On Sept 14, the Elders’ Council of Turkmenistan is supposed to adopt a new constitution.
The council was convoked by Turkmen President Gurbanguly Berdymukhamedov and comprises MPs from all over the country.
Over the last two years, the Turkmen authorities have been drafting a new constitution. In February, they made it public. The key points there are that the Turkmen President can now stay in power for seven rather than five years and that there is no more age limit for a person seeking presidency.

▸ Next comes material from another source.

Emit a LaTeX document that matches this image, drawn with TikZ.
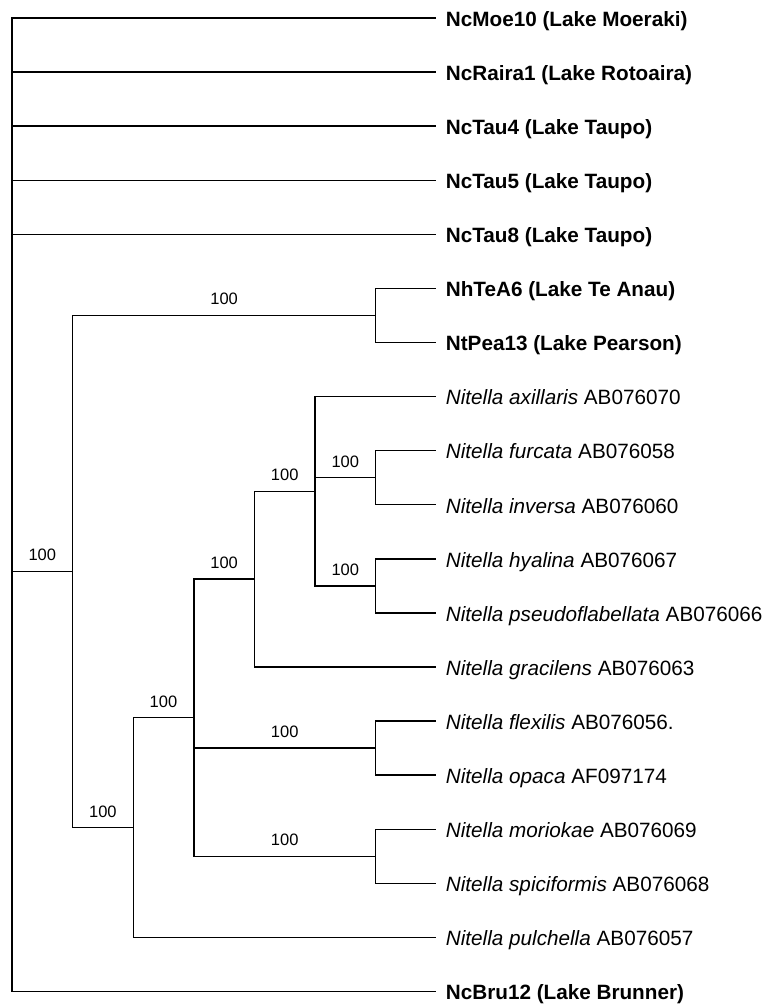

Experts have no doubts that the new constitution will be adopted but the authorities are afraid of provocations both inside and outside the country. For this purpose, they are taking preventive measures. “While Turkmenistan is getting ready for a constitutional reform and a presidential election, the Turkmen special forces are acting against dissidents,” say representatives of the Prove They Are Alive! Campaign.
On Aug 18, a group of unknown people attacked former Turkmen political prisoner Akmukhamed Baykhanov in Balashikha, Russia. Baykhanov says that it was a reaction to his last book “Lost Souls of Ovadan-depe,” memoirs where Baykhanov describes prisons in Turkmenistan, particularly, the secret jail of Ovadan-depe. The book was published in Russia in early July in 2,000 copies.
Earlier the Turkmen authorities asked their Belorussian colleagues to detain Turkmen political emigrant Chary Annamuradov, who lives in Sweden but was in Minsk on holidays with his 16-year-old daughter. Annamuradov’s relatives say that both were kept behind bars for four hours. Then the girl was set free, while Annamuradov was arrested. The Turkmen authorities have wanted him since 20069 for complicity in a fraud case.
The Prove They Are Alive! Campaign is concerned as the Turkmen authorities are forcing Turkmen dissidents into silence. In the meantime, they are toughening control on the border and are cracking down on local oppositionists.